Digital Transformation Is Not a Silver Bullet
Digital transformation should not be glorified and applied in all and any circumstances. Most local businesses might only need some digital capabilities without overgoing a digital transformation to be successful. One clear example of this is UK bookshop chain Waterstones. In 2017, the company declared it was profitable again after a long period of poor results. It achieved this through a strategy of localization and differentiation against its digital competitors like Amazon. This is becoming more relevant as consumers are looking for authentic local and physical experiences that could counterbalance their digitally oversaturated lives.
Two characteristics of a product or service can be used to assess the need for a digital transformation. Firstly, where are the customers coming from? And secondly, how would you like your customers to interact with your business?

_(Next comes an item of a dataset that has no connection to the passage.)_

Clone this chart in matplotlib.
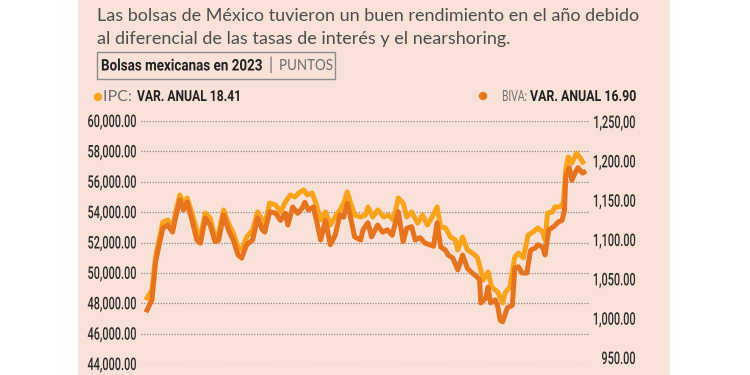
import matplotlib.pyplot as plt
from matplotlib.patches import Rectangle, Circle
from matplotlib.patheffects import AbstractPathEffect
from matplotlib.ticker import FixedLocator, FixedFormatter
from matplotlib.transforms import Affine2D, Bbox
import pandas as pd

plt.rcParams['font.family'] = ['Lato', 'DejaVu Sans']

# IPC (eje izquierdo, puntos)
ipc_fechas = ['2023-01-02', '2023-01-06', '2023-01-09', '2023-01-11', '2023-01-15', '2023-01-19',
              '2023-01-23', '2023-01-25', '2023-01-29',
              '2023-02-01', '2023-02-04', '2023-02-08', '2023-02-12', '2023-02-15', '2023-02-19',
              '2023-02-23', '2023-02-27',
              '2023-03-02', '2023-03-06', '2023-03-10', '2023-03-14', '2023-03-18', '2023-03-21',
              '2023-03-25', '2023-03-30',
              '2023-04-03', '2023-04-07', '2023-04-09', '2023-04-13', '2023-04-18', '2023-04-22',
              '2023-04-26', '2023-04-30',
              '2023-05-04', '2023-05-07', '2023-05-11', '2023-05-14', '2023-05-18', '2023-05-21',
              '2023-05-25', '2023-05-29',
              '2023-06-02', '2023-06-06', '2023-06-10', '2023-06-13', '2023-06-16', '2023-06-18',
              '2023-06-22', '2023-06-27',
              '2023-07-01', '2023-07-03', '2023-07-07', '2023-07-11', '2023-07-16', '2023-07-20',
              '2023-07-24', '2023-07-28',
              '2023-08-01', '2023-08-04', '2023-08-08', '2023-08-13', '2023-08-17', '2023-08-21',
              '2023-08-25', '2023-08-29',
              '2023-09-01', '2023-09-05', '2023-09-09', '2023-09-13', '2023-09-15', '2023-09-19',
              '2023-09-23', '2023-09-27',
              '2023-10-01', '2023-10-04', '2023-10-06', '2023-10-10', '2023-10-13', '2023-10-18',
              '2023-10-22', '2023-10-24', '2023-10-28',
              '2023-11-01', '2023-11-04', '2023-11-08', '2023-11-12', '2023-11-16', '2023-11-20',
              '2023-11-24', '2023-11-26', '2023-11-28',
              '2023-12-02', '2023-12-04', '2023-12-08', '2023-12-11', '2023-12-13', '2023-12-15',
              '2023-12-18', '2023-12-22', '2023-12-25', '2023-12-27']
ipc_valores = [48350, 48870, 51050, 51840, 53350, 53480, 52960, 53810, 55130,
               54600, 54930, 53940, 52820, 52360, 53940, 53610, 52360,
               52630, 54140, 53280, 52630, 51700, 51510, 52360, 52820,
               54010, 53480, 53150, 54600, 54470, 54010, 54670, 55130,
               55000, 55260, 55460, 55130, 55260, 54600, 53480, 54010,
               53150, 53680, 54140, 54600, 55330, 54800, 53810, 53680,
               53810, 54340, 53680, 54140, 53680, 53810, 53480, 54930,
               54600, 53680, 54010, 53280, 53810, 53150, 53680, 54340,
               53020, 52960, 52360, 52170, 51510, 52360, 51510, 51310,
               51050, 50190, 49530, 50060, 49070, 48740, 48020, 48680, 49070,
               51050, 51310, 50980, 52490, 52690, 52960, 52690, 52170, 53940,
               54010, 54340, 54340, 54600, 56770, 57630, 57230, 57890, 57560, 57300]

# BIVA (eje derecho)
biva_fechas = ['2023-01-02', '2023-01-06', '2023-01-09', '2023-01-11', '2023-01-15', '2023-01-19',
               '2023-01-23', '2023-01-25', '2023-01-29',
               '2023-02-01', '2023-02-04', '2023-02-08', '2023-02-12', '2023-02-15', '2023-02-19',
               '2023-02-23', '2023-02-27',
               '2023-03-02', '2023-03-06', '2023-03-10', '2023-03-14', '2023-03-18', '2023-03-21',
               '2023-03-25', '2023-03-30',
               '2023-04-03', '2023-04-07', '2023-04-09', '2023-04-13', '2023-04-18', '2023-04-22',
               '2023-04-26', '2023-04-28',
               '2023-05-02', '2023-05-06', '2023-05-10', '2023-05-12', '2023-05-15', '2023-05-19',
               '2023-05-22', '2023-05-25', '2023-05-29',
               '2023-06-02', '2023-06-06', '2023-06-10', '2023-06-13', '2023-06-16', '2023-06-18',
               '2023-06-22', '2023-06-27', '2023-06-29',
               '2023-07-03', '2023-07-06', '2023-07-11', '2023-07-15', '2023-07-19', '2023-07-23',
               '2023-07-28',
               '2023-08-01', '2023-08-04', '2023-08-08', '2023-08-11', '2023-08-15', '2023-08-19',
               '2023-08-23', '2023-08-26', '2023-08-29',
               '2023-09-01', '2023-09-05', '2023-09-07', '2023-09-11', '2023-09-15', '2023-09-17',
               '2023-09-19', '2023-09-23', '2023-09-27',
               '2023-10-01', '2023-10-03', '2023-10-04', '2023-10-08', '2023-10-10', '2023-10-12',
               '2023-10-16', '2023-10-18', '2023-10-20', '2023-10-22', '2023-10-26', '2023-10-30',
               '2023-11-01', '2023-11-04', '2023-11-07', '2023-11-11', '2023-11-14', '2023-11-18',
               '2023-11-20', '2023-11-24', '2023-11-26', '2023-11-29',
               '2023-12-03', '2023-12-07', '2023-12-10', '2023-12-12', '2023-12-13', '2023-12-16',
               '2023-12-18', '2023-12-21', '2023-12-23', '2023-12-27', '2023-12-28']
biva_valores = [1011, 1024, 1072, 1087, 1115, 1119, 1110, 1125, 1151,
                1138, 1148, 1125, 1100, 1096, 1128, 1119, 1098,
                1100, 1132, 1113, 1100, 1081, 1077, 1094, 1100,
                1128, 1113, 1110, 1136, 1134, 1125, 1134, 1119,
                1142, 1134, 1141, 1148, 1138, 1142, 1122, 1100, 1125,
                1094, 1106, 1132, 1129, 1147, 1134, 1104, 1100, 1113,
                1122, 1104, 1119, 1110, 1113, 1106, 1136,
                1098, 1115, 1117, 1100, 1103, 1096, 1094, 1092, 1122,
                1091, 1087, 1081, 1077, 1062, 1071, 1081, 1064, 1058,
                1053, 1049, 1020, 1026, 1040, 1020, 1024, 1015, 998, 996, 1014, 1017,
                1064, 1066, 1058, 1058, 1087, 1090, 1094, 1091, 1081, 1113,
                1117, 1123, 1125, 1138, 1180, 1192, 1176, 1186, 1192, 1185, 1186]

ticks_izq = [44000, 46000, 48000, 50000, 52000, 54000, 56000, 58000, 60000]
etiquetas_izq = ['44,000.00', '46,000.00', '48,000.00', '50,000.00', '52,000.00',
                 '54,000.00', '56,000.00', '58,000.00', '60,000.00']
ticks_der = [950, 1000, 1050, 1100, 1150, 1200, 1250]
etiquetas_der = ['950.00', '1,000.00', '1,050.00', '1,100.00', '1,150.00', '1,200.00', '1,250,00']

titulo = ['Las bolsas de México tuvieron un buen rendimiento en el año debido',
          'al diferencial de las tasas de interés y el nearshoring.']

col_ipc = '#F9A31C'
col_biva = '#E6731D'
fondo = '#F8E2D7'
gris = '#707070'
negro = '#222222'


class Estrecho(AbstractPathEffect):
    """Comprime el texto en horizontal (tipografia condensada)."""

    def __init__(self, factor, ancla='left'):
        super().__init__()
        self.factor = factor
        self.ancla = ancla

    def draw_path(self, renderer, gc, tpath, affine, rgbFace=None):
        if self.ancla == 'right':
            xa = affine.transform(tpath.vertices)[:, 0].max()
        else:
            xa = affine.get_matrix()[0, 2]
        t = affine + Affine2D().translate(-xa, 0).scale(self.factor, 1).translate(xa, 0)
        renderer.draw_path(gc, tpath, t, rgbFace)


fig = plt.figure(figsize=(7.5, 3.75), dpi=100)
rend = fig.canvas.get_renderer()


def estrechar(t, factor=None, ancho=None, ancla='left'):
    orig = t.get_window_extent
    if factor is None:
        factor = ancho / orig(rend).width
    t.set_path_effects([Estrecho(factor, ancla)])

    # la caja del texto tambien se estrecha
    def caja(renderer=None, dpi=None):
        bb = orig(renderer, dpi)
        w = bb.width * factor
        if ancla == 'right':
            return Bbox([[bb.x1 - w, bb.y0], [bb.x1, bb.y1]])
        return Bbox([[bb.x0, bb.y0], [bb.x0 + w, bb.y1]])
    t.get_window_extent = caja


# capa de fondo en coordenadas de pixel
bg = fig.add_axes([0, 0, 1, 1], zorder=0)
bg.set_xlim(0, 750)
bg.set_ylim(375, 0)
bg.axis('off')
bg.add_patch(Rectangle((78, 0), 592, 375, color=fondo, lw=0))

for i, linea in enumerate(titulo):
    bg.text(97, 16 + i * 23, linea, fontsize=13, color='#4d4d4d', va='center')

bg.add_patch(Rectangle((97, 52), 238, 27, fill=False, ec='#8c8c8c', lw=1))
t = bg.text(101, 66, 'Bolsas mexicanas en 2023', family='Roboto', fontweight='bold',
            fontsize=11.5, color=negro, va='center')
estrechar(t, ancho=161)
bg.text(268, 65, '|', fontsize=12, color=gris, va='center')
t = bg.text(279, 66, 'PUNTOS', fontsize=11, color=gris, va='center')
estrechar(t, ancho=54)

bg.add_patch(Circle((98, 97), 4.2, color=col_ipc, lw=0))
t = bg.text(103, 97, 'IPC:', fontsize=11, color=gris, va='center')
estrechar(t, ancho=29)
t = bg.text(137, 97, 'VAR. ANUAL 18.41', family='Roboto', fontweight='bold', fontsize=11,
            color=negro, va='center')
estrechar(t, ancho=104)
bg.add_patch(Circle((483, 96), 4.2, color=col_biva, lw=0))
t = bg.text(502, 97, 'BIVA:', fontsize=11, color=gris, va='center')
estrechar(t, ancho=25)
t = bg.text(530, 97, 'VAR. ANUAL 16.90', family='Roboto', fontweight='bold', fontsize=11,
            color=negro, va='center')
estrechar(t, ancho=106)

# grafica
ax = fig.add_axes([141 / 750, 11 / 375, 449 / 750, 243 / 375], zorder=1)
ax.patch.set_alpha(0)
ax.plot(pd.to_datetime(ipc_fechas), ipc_valores, color=col_ipc, lw=3.6, solid_joinstyle='round')
ax.set_ylim(44000, 60000)
ax.set_xlim(pd.Timestamp('2022-12-28'), pd.Timestamp('2024-01-02'))
ax.yaxis.set_major_locator(FixedLocator(ticks_izq))
ax.yaxis.set_major_formatter(FixedFormatter(etiquetas_izq))
ax.grid(axis='y', color='#8a8a8a', linestyle=(0, (1, 1.2)), lw=0.9)
ax.set_xticks([])
for s in ax.spines.values():
    s.set_visible(False)
ax.tick_params(axis='y', length=0, pad=3, labelsize=12.5, labelcolor='#2b2b2b')

ax2 = ax.twinx()
ax2.plot(pd.to_datetime(biva_fechas), biva_valores, color=col_biva, lw=3.6, solid_joinstyle='round')
ax2.set_ylim(942.4, 1251.3)
ax2.yaxis.set_major_locator(FixedLocator(ticks_der))
ax2.yaxis.set_major_formatter(FixedFormatter(etiquetas_der))
for s in ax2.spines.values():
    s.set_visible(False)
ax2.tick_params(axis='y', length=0, pad=33, labelsize=12.5, labelcolor='#2b2b2b')

# etiquetas de los ejes en letra condensada
for t in ax.get_yticklabels() + ax2.get_yticklabels():
    t.set_family('Roboto')
    t.set_fontweight('medium')
for t in ax2.get_yticklabels():
    t.set_horizontalalignment('right')
f_eje = 49 / ax.get_yticklabels()[-1].get_window_extent(rend).width
for t in ax.get_yticklabels() + ax2.get_yticklabels():
    estrechar(t, factor=f_eje, ancla='right')

fig.savefig('out.png', dpi=100)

If the answer to either one of these questions is from the digital domain, your company is most likely going to benefit from the digital transformation.
Even if this question is never asked, most global businesses will be driven to become digital by the competition as future innovations come from digital technologies.
However, most local businesses like coffee shops, kiosks, and small retailers provide local services and don’t need to think about digital channels in the same way that digital-first companies do. Secondly, the importance of the physical component in a product or service can also indicate if a digital transformation is inevitable. Dining at a high-end restaurant or buying flowers are very physical activities. Digital capabilities might improve them to a small degree, but that does not call for a full digital transformation.
Digital transformation is not just about digitization or cloudification of existing processes. It requires restructuring your products and services around the existing digital capabilities. Successful digital transformations led to John Deere becoming a data company by turning their tractors into AI-equipped data gathering machines and Domino’s to become an “eCommerce company that happens to sell pizza.”
Project managers are some of the most crucial people during a digital transformation as it requires both a cultural shift and ability to adapt to changing market conditions and new technologies. Effective PMs will use Agile frameworks to deliver their project and spread Agile values to other teams and departments. Changing market conditions and the ability to deploy working software often will require the PM to create feedback loops with clients. Lastly, reframing interactions with users will allow the company to remain competitive by creating immediate outcomes for users.
Understanding the Basics
What is digital transformation?
Digital transformation is a restructuring of products and services around digital capabilities. It can include redesigning the sales channels, introducing software development or capturing and analyzing customer data.
What is a digital transformation strategy?
Digital transformation strategy outlines a plan of action to achieve a restructuring of products and services around digital capabilities.
How important is digital transformation?
Digital transformation is becoming critical for a lot of companies. According to IDG's State of Digital Business Transformation, 89% of organizations adopted or have plans to adopt a digital-first strategy in 2018.
How do you start a digital transformation?
A digital transformation can be started by analyzing the market to understand how digital capabilities have changed client behavior and then developing a strategy on how to restructure existing products and services to meet the new usage patterns.
Why is digital transformation important?
Digital transformation is becoming more and more important as new digital technologies are developed. This changes how people search for information and make buying decisions. Many traditional businesses have to restructure their products and services around new digital capabilities to remain competitive.